**Required work**
Nothing but the lines from the line with "Reproduce this chart" to the line with "const yTicks = [4, 5, 6, 7];", both included, is to be repeated, and those exactly. Leave out the pictures.

**Exercise data**
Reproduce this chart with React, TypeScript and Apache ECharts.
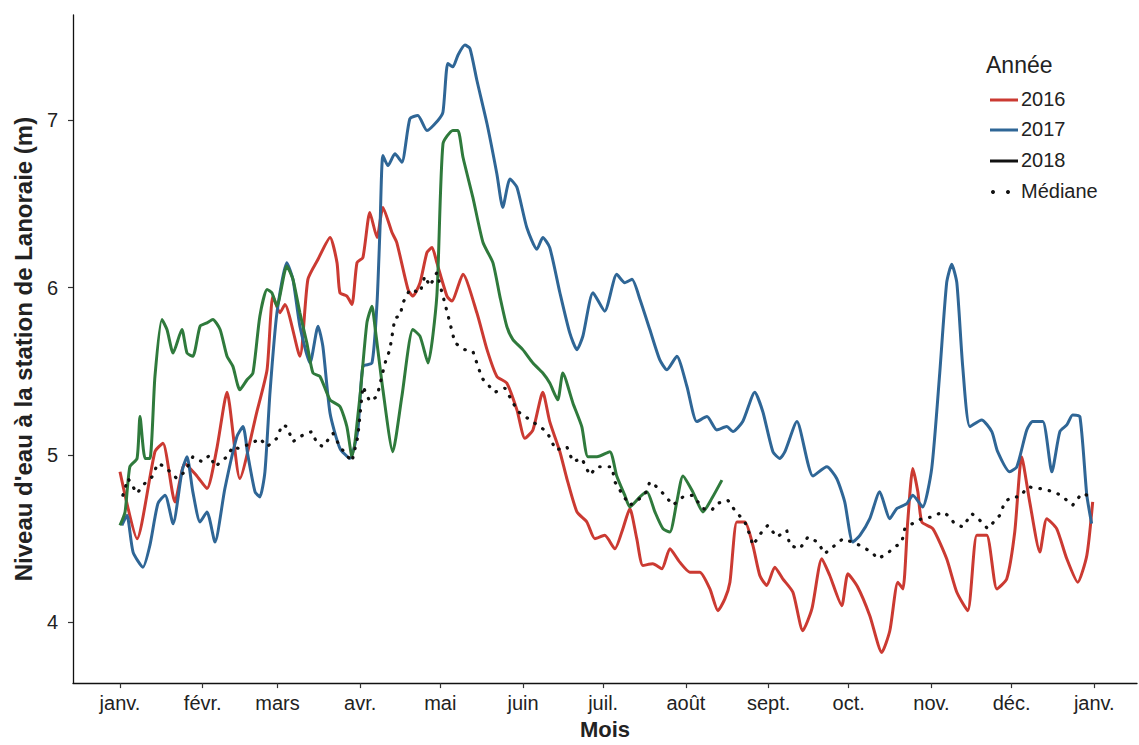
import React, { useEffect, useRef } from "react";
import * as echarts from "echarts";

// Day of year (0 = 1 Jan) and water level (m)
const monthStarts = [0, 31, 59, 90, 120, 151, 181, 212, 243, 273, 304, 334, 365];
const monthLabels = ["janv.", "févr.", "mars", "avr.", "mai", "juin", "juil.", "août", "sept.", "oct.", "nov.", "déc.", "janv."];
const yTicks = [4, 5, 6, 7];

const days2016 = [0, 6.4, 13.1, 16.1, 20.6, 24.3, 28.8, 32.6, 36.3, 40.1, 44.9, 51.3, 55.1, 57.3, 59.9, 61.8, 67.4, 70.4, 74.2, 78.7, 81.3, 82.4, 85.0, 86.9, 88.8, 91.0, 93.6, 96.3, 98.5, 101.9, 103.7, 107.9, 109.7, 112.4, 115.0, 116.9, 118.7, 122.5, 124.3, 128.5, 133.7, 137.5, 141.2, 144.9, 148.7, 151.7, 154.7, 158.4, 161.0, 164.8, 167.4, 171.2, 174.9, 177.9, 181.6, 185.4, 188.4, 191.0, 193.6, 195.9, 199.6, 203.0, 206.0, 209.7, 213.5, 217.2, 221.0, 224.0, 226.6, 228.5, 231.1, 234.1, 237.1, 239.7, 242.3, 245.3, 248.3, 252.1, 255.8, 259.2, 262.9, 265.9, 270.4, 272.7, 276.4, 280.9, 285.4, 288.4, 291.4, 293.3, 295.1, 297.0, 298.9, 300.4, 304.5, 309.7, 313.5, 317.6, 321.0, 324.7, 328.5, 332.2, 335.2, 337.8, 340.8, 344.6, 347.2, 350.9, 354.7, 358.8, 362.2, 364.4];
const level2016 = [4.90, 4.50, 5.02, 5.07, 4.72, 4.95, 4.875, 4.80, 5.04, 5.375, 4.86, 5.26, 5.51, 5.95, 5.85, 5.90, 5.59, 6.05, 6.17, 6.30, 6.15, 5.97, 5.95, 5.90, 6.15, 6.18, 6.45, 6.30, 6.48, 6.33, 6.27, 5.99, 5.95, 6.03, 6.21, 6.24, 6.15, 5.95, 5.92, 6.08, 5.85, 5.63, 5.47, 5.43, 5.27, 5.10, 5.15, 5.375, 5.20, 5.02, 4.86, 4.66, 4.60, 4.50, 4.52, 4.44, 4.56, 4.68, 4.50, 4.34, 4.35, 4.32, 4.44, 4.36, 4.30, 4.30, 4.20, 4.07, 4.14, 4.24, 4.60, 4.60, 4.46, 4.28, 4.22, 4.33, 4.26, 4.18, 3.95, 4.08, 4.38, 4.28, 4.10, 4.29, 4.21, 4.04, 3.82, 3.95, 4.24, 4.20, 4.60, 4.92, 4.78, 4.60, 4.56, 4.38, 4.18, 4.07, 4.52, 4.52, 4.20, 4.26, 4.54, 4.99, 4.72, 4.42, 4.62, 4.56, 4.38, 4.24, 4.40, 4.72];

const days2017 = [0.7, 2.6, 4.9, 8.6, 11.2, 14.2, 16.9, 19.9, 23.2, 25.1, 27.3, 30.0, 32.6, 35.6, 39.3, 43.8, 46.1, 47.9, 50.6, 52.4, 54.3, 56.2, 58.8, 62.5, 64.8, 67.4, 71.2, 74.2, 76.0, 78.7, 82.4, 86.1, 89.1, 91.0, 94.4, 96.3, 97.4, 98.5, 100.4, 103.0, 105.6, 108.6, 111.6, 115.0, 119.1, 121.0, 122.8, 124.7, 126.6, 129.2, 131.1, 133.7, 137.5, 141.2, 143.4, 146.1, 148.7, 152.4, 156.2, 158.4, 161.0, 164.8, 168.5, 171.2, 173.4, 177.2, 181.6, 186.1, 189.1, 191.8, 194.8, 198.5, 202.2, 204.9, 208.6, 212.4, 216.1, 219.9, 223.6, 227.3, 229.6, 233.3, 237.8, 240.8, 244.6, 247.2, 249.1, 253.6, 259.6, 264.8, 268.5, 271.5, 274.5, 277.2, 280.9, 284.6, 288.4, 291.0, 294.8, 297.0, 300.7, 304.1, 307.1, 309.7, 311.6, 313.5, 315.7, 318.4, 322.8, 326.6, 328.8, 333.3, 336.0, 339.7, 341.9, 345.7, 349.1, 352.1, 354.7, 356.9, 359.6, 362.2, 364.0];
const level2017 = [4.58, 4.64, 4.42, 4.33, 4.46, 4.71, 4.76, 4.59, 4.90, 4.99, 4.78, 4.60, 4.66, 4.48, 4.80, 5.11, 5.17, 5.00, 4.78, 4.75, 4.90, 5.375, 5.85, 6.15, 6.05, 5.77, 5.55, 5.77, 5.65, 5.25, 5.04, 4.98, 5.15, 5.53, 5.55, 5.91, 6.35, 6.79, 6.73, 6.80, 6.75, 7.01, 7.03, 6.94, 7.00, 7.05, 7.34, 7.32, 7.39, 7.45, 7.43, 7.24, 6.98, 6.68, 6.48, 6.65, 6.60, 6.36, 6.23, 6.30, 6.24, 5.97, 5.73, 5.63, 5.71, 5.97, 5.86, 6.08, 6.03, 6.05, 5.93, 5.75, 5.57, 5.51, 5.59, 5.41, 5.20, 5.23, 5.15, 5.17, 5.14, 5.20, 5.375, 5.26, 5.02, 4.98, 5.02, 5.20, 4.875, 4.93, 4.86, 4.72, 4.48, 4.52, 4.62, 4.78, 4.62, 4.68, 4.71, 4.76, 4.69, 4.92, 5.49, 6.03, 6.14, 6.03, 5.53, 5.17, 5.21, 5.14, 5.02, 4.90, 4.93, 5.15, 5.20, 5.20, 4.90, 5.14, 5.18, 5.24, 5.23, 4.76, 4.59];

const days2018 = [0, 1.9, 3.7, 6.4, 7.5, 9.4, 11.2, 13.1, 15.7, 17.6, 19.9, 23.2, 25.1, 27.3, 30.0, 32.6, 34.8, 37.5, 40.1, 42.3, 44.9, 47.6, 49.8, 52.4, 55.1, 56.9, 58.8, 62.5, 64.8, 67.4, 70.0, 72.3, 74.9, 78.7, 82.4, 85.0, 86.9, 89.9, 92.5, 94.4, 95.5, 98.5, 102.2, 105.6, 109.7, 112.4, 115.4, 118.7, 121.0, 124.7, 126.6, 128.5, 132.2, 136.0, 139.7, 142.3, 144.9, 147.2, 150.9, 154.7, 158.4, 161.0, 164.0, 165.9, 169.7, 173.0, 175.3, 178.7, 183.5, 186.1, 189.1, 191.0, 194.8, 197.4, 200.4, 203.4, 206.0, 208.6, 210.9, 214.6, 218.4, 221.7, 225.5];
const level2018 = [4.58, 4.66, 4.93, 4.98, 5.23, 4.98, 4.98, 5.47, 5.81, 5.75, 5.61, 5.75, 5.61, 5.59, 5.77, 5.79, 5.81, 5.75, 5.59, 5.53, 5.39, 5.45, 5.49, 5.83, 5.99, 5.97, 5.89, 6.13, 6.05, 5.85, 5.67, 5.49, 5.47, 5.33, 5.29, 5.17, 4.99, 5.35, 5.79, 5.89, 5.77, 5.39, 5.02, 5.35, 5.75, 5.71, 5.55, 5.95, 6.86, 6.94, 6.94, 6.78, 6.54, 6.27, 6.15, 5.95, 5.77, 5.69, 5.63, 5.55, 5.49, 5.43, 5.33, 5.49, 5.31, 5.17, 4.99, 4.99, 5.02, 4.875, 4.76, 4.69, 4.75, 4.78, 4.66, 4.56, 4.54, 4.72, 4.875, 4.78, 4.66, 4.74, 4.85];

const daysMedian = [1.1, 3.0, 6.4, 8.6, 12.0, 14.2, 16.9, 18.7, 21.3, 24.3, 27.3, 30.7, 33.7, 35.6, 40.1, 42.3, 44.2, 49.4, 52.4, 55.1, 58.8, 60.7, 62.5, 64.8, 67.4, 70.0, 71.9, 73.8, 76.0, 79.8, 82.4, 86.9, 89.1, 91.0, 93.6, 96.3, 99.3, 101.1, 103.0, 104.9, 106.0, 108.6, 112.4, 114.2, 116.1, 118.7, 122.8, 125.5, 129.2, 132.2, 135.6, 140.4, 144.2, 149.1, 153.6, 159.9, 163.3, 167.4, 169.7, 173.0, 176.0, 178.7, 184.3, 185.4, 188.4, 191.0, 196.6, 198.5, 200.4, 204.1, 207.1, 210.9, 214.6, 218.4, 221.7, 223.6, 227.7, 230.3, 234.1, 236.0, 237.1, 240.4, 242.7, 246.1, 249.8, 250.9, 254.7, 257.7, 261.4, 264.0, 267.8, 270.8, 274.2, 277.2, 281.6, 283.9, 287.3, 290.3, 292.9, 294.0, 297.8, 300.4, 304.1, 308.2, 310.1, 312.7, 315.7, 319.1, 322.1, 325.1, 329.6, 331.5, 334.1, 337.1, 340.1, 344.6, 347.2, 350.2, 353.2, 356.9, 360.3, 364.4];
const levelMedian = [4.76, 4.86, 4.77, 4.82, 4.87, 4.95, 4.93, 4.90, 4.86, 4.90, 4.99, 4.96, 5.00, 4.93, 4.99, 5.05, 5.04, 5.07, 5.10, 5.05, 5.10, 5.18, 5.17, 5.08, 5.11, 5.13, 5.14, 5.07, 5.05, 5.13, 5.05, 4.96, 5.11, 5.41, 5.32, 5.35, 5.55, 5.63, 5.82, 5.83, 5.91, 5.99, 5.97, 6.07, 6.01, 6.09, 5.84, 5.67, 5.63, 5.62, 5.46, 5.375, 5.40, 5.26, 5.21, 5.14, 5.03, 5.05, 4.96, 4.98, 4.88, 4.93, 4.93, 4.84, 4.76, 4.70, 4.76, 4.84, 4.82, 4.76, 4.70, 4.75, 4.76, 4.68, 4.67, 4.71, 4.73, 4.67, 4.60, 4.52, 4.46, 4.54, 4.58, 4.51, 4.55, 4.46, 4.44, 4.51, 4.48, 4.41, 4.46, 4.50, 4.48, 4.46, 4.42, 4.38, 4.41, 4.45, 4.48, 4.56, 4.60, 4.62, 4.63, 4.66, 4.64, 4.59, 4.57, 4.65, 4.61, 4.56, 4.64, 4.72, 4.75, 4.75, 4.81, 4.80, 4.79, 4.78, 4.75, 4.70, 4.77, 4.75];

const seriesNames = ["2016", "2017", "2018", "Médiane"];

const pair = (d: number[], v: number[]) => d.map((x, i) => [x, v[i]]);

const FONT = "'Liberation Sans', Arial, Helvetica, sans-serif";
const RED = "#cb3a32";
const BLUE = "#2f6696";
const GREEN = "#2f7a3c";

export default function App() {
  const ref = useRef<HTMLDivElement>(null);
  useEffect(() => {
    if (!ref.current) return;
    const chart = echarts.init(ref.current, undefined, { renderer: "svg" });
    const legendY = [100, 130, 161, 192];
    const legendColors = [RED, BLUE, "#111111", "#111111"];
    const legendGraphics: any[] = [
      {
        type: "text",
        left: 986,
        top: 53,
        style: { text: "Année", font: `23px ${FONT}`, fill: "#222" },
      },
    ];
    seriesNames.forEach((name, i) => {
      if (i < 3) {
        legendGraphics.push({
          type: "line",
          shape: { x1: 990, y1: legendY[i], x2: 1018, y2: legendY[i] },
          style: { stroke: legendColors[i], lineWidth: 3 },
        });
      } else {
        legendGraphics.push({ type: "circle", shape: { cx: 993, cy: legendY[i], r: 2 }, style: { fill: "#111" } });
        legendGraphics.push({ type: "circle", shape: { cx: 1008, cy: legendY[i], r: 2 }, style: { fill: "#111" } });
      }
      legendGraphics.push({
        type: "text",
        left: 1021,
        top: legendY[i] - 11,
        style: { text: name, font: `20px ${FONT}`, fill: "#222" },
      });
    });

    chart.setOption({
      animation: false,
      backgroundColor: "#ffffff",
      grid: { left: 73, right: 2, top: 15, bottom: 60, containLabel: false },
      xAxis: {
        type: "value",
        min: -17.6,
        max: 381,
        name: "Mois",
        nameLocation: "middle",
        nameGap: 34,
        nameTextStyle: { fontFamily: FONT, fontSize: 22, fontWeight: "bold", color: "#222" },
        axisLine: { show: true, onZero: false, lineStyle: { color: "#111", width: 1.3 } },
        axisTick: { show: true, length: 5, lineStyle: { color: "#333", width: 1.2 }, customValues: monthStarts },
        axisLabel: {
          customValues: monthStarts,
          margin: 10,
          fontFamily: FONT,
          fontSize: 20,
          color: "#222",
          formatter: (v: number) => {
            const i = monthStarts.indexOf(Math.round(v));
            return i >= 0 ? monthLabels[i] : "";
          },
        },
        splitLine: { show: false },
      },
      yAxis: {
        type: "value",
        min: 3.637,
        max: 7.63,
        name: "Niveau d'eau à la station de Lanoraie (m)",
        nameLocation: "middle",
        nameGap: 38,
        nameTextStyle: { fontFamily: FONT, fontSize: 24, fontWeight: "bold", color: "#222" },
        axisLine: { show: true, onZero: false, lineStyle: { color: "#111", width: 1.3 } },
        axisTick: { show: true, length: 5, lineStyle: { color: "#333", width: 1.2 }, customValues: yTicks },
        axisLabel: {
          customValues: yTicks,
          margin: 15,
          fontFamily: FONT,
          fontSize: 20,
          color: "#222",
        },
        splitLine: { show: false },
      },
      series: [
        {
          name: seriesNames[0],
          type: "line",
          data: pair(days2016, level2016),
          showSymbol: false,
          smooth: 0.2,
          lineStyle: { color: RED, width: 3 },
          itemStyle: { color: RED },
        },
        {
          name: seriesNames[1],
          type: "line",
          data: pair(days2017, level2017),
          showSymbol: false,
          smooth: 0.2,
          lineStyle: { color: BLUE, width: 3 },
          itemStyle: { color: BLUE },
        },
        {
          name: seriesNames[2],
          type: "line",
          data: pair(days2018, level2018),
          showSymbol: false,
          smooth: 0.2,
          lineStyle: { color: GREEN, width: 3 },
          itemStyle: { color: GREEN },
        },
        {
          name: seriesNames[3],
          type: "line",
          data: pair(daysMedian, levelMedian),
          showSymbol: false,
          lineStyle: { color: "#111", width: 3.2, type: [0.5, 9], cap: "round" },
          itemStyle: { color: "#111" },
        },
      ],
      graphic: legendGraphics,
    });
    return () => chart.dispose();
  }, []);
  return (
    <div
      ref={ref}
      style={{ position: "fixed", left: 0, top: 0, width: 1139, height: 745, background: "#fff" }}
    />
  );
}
---
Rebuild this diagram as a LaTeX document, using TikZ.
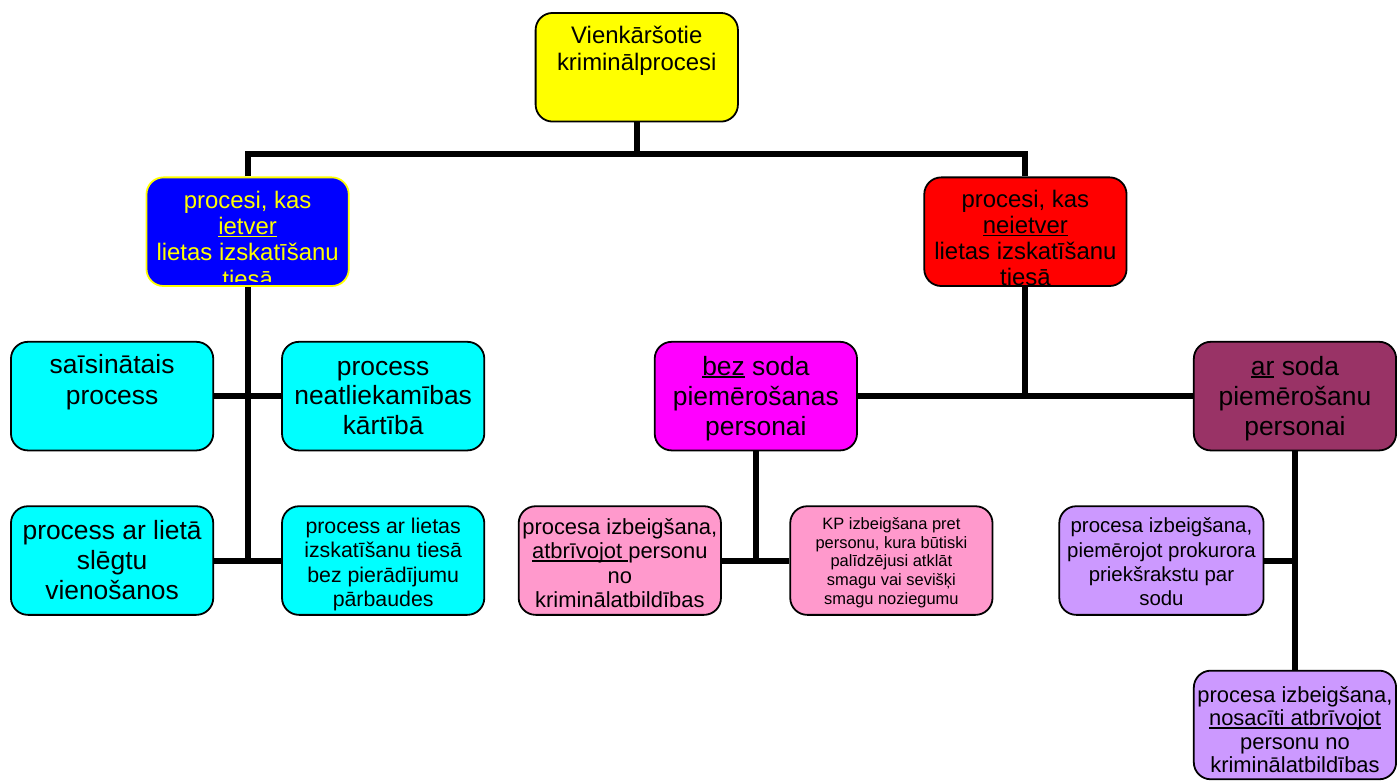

**Solution for this problem**
Reproduce this chart with React, TypeScript and Apache ECharts.
import React, { useEffect, useRef } from "react";
import * as echarts from "echarts";

// Day of year (0 = 1 Jan) and water level (m)
const monthStarts = [0, 31, 59, 90, 120, 151, 181, 212, 243, 273, 304, 334, 365];
const monthLabels = ["janv.", "févr.", "mars", "avr.", "mai", "juin", "juil.", "août", "sept.", "oct.", "nov.", "déc.", "janv."];
const yTicks = [4, 5, 6, 7];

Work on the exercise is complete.